Quantum field kinetics of QCD: Quark-gluon transport theory for light-cone-dominated processes

Abstract

A quantum-kinetic formalism is developed to study the dynamical interplay of quantum and statistical kinetic properties of nonequilibrium multiparton systems produced in high-energy QCD processes. The approach provides the means to follow the quantum dynamics in both space-time and energy-momentum, starting from an arbitrary initial configuration of high-momentum quarks and gluons. Using a generalized functional integral representation and adopting the "closed-time-path" Green function techniques, a self-consistent set of equations of motions is obtained: a Ginzburg-Landau equation for a possible color background field, and Dyson-Schwinger equations for the two-point functions of the gluon and quark fields. By exploiting the "two-scale nature" of light-cone-dominated QCD processes, i.e., the separation between the quantum scale that specifies the range of short-distance quantum fluctuations, and the kinetic scale that characterizes the range of statistical binary interactions, the quantum field equations of motion are converted into a corresponding set of "renormalization equations" and "transport equations." The former describe renormalization and dissipation effects through the evolution of the spectral density of individual, dressed partons, whereas the latter determine the statistical occurrence of scattering processes among these dressed partons.
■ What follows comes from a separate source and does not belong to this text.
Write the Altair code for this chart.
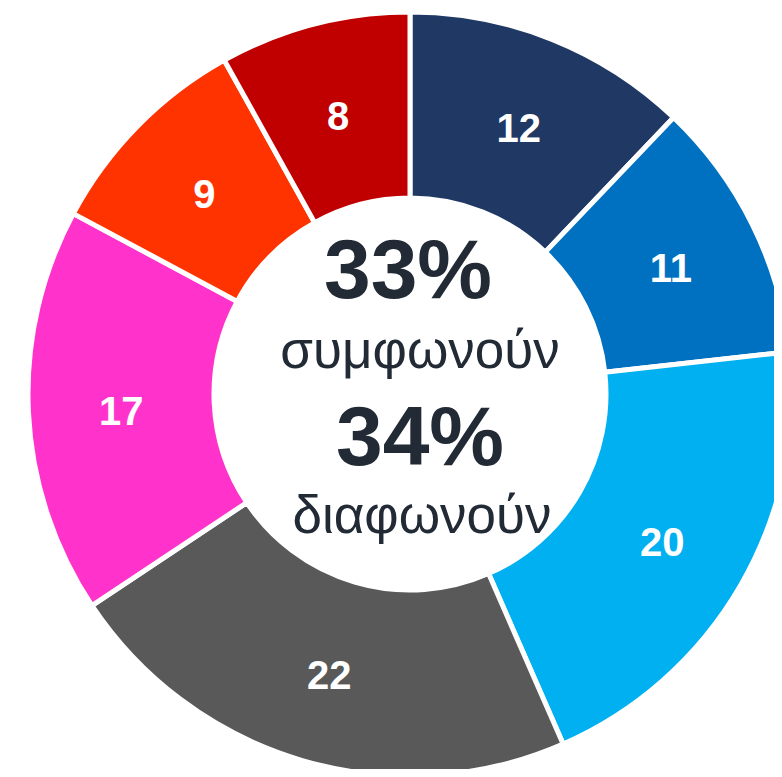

The renormalization equations and the transport equations are coupled, and, hence, must be solved self-consistently. This amounts to evolving the multiparton system, from a specified initial configuration, in time and full seven-dimensional phase space, constrained by the Heisenberg uncertainty principle. This quantum-kinetic description provides a probabilistic interpretation and is, therefore, of important practical value for the solution of the dynamical equations of motion, suggesting, for instance, the possibility of simulating the multiparticle dynamics with Monte Carlo methods.